Reading the collection’s well-researched, heavily biographical liner notes adds further depth to the music itself, exploring Shane’s journey from young boy in Nashville to gospel-obsessed youth to Little Richard protégé to living openly as a transsexual black woman to tearing up clubs as Little Jackie Shane and a member of trumpeter Frank Motley’s groups to her ultimate arrival and semi-stardom in Canada. It’s a riveting story worthy of the biopic treatment, if not at least a full-length (auto)biography, the twists and turns of her life beyond the grasp of even the most imaginative screenwriters. Indeed, hers is a truly fascinating story on par with her music itself.
And what music it is! Capable of a wildly impressive range, Shane transcends the male body into which she was born to become something greater, her voice an incomparable mix of the masculine and feminine; utterly genderless while simultaneously inhabiting the rarified air reserved for soul luminaries like Aretha Franklin, James Brown, Sam Cooke, Sharon Jones, Jackie Wilson, Tina Turner, and more. Combine the best qualities of these legendary vocalists and you will have a rough idea of the incomparable power that is Shane’s voice here. That she manages a full program of songs perfectly suited to either male or female performers — rarely both — is all the more impressive given the strength and ferociousness with which she sings.
Opening track “Sticks and Stones” could just as easily pass for an unhinged Etta James or Doris Duke tune — or any number of soul queens, both southern and otherwise. Meanwhile, the track that immediately follows, a cover of William Bell’s “Any Other Way”, finds Shane in Cooke/Brown raw emoting territory; her read of the lyric: “Tell her that I’m happy / tell her that I’m gay” is particularly affecting, the context shifting entirely from Bell’s original meaning and thus becoming all the more impactful given the time and the prevailing cultural attitudes. (Notably, “Any Other Way” was a regional hit in and around Baltimore, St. Louis and Washington in 1963, while also reaching #124 on Billboard‘s “Bubbling Under the Hot 100″.) “In My Tenement” finds Shane’s voice taking yet another step down within her impeccable range, sounding for all the world like Sam Cooke.
Her reads of “You Are My Sunshine” and “Money”, in particular, are wonderfully inspired, taking the well-known melodies and, in the case of the former, making it groove like no other, while the latter flies by at a truly breakneck pace that causes you to truly believe Shane’s visceral pleading for cash. That these aren’t standard issue on classic soul collections across the border is tantamount to tragedy, their quality and sheer vitality and energy surpassing the majority of contemporary recordings. It’s easy to see why Shane caused such a fuss with her live performances, tearing into the material with a powerful intensity gleaned from her years listening to gospel acts like the Davis Sisters.

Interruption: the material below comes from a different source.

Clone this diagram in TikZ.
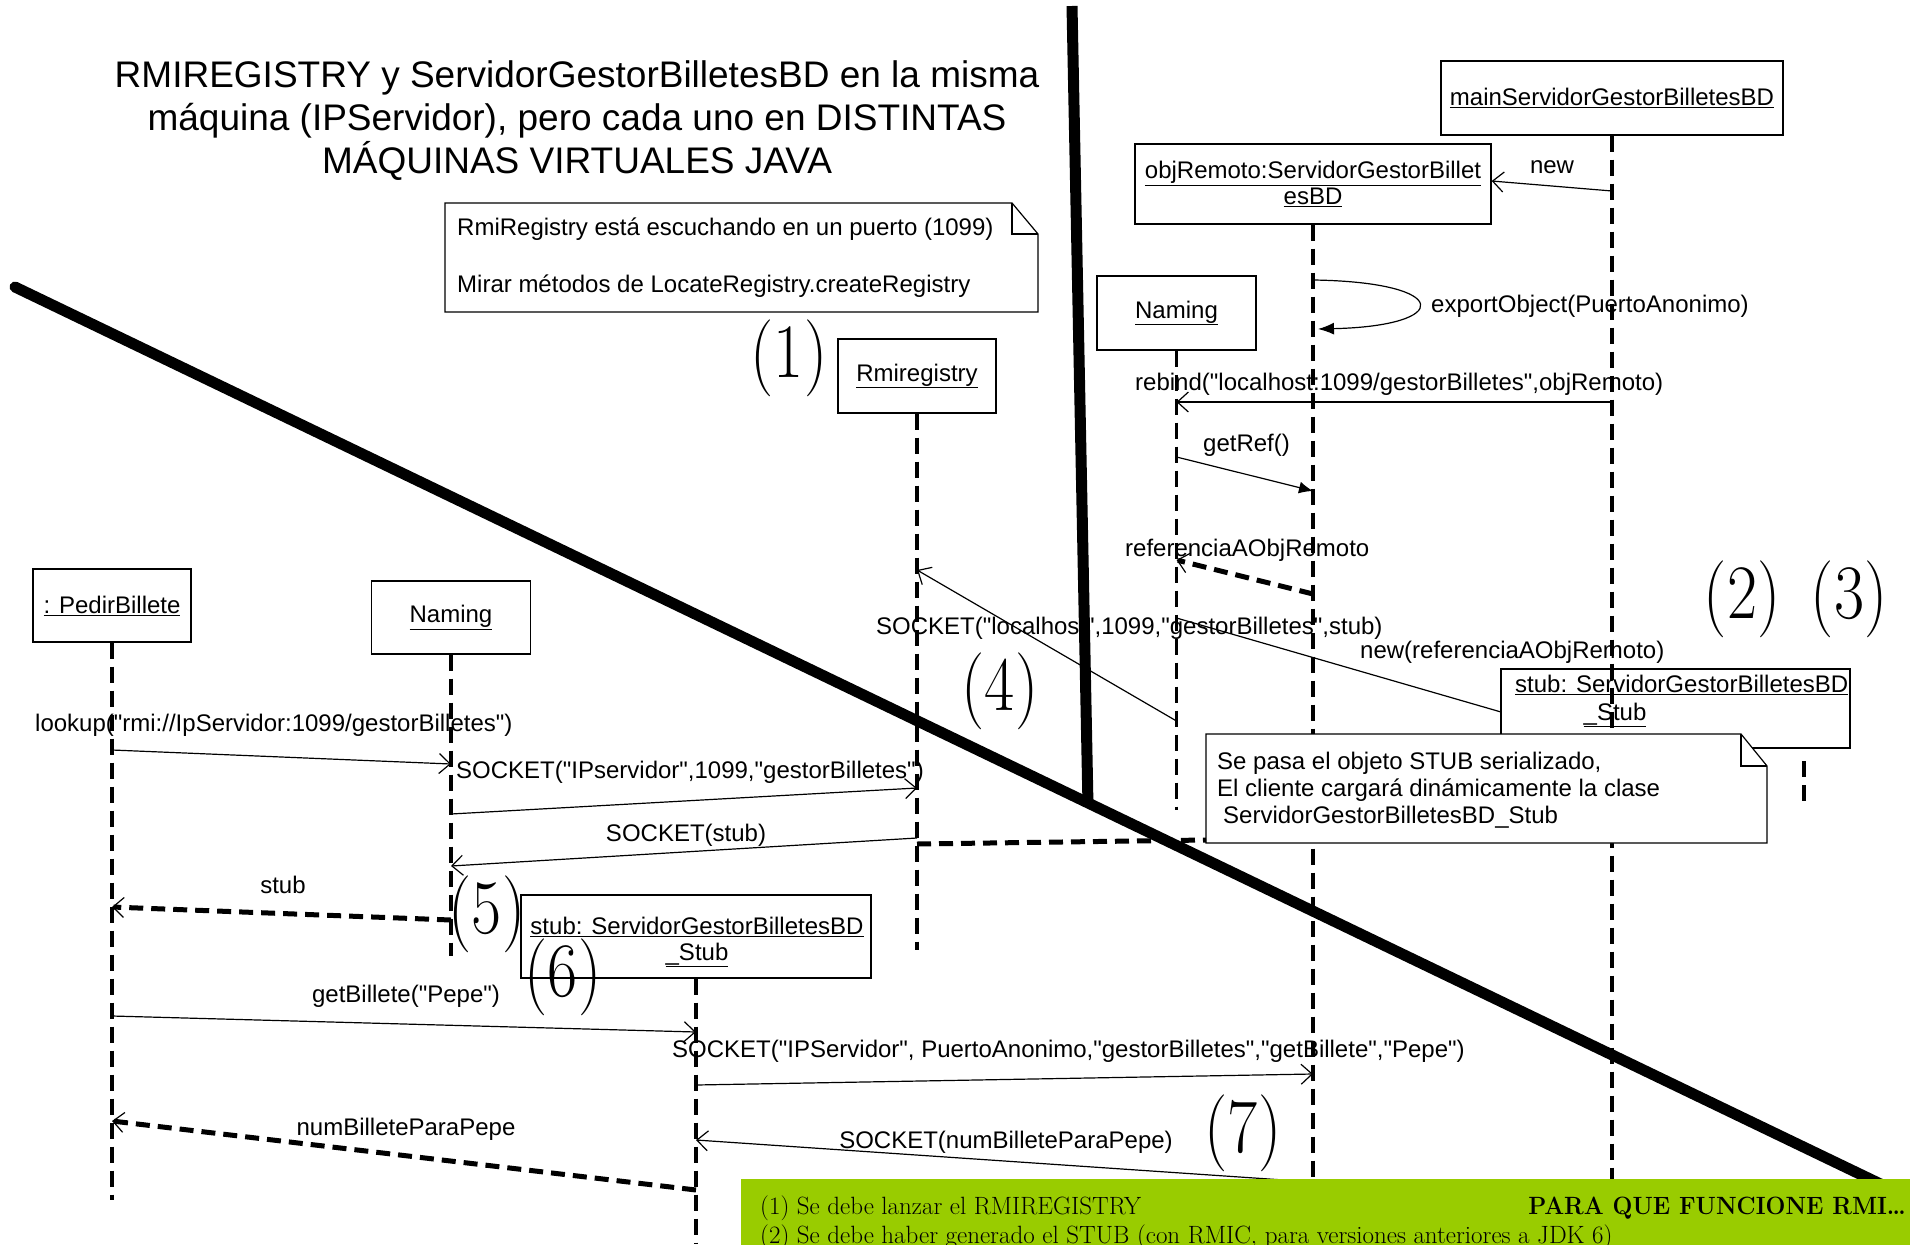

The second disc, a full live performance, issued with Shane’s full cooperation for the first time, captures Shane wholly in her element, fronting a smoking band and commanding the stage as few others could manage. Following an electrifying introduction, she tears into “High Heel Sneakers” with energy and passion rivaling that of Otis Redding at his all-too-brief prime. While such sentiments may read as hyperbolic, one listen will quickly set the record straight that Shane was and is the real deal, an unjustly overlooked performer of the highest order who, under different circumstances, would be one of the biggest names in the genre. From there, her stage patter is striking given the time during which it was recorded.

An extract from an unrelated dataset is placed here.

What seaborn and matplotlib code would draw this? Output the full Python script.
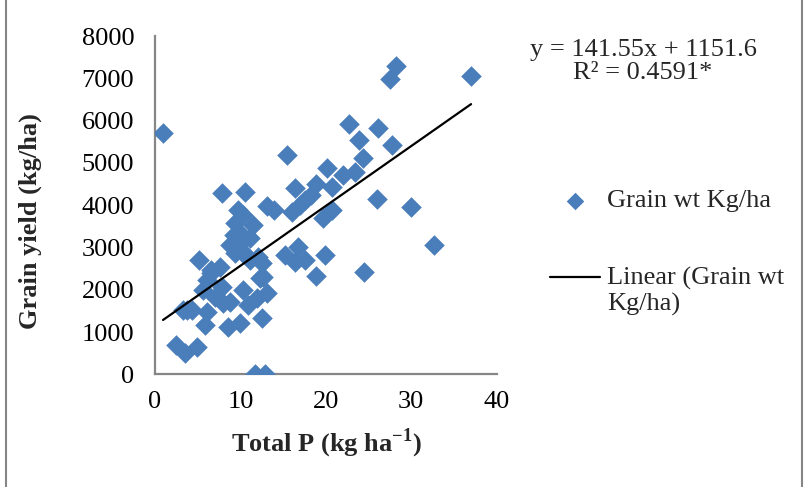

That the audience sounds to have fully accepted her on her own terms is shockingly progressive. Yet it also shows that pure talent transcends even the most damning of social stigma. As Rob Bowman points out in the collection’s fascinating liner notes, “[Jackie] was so far ahead of her time that in her mind, and in the way she led her life, being gay or transgendered was no different than being short or tall. It just was.” Being heard for the first time since her last appearance on stage in 1971, Any Other Way is an essential document of a revolutionary talent who should have been much bigger than she ultimately ended up being and now, with any luck and a little help from the fine folks at Numero Group, she’ll finally get her due.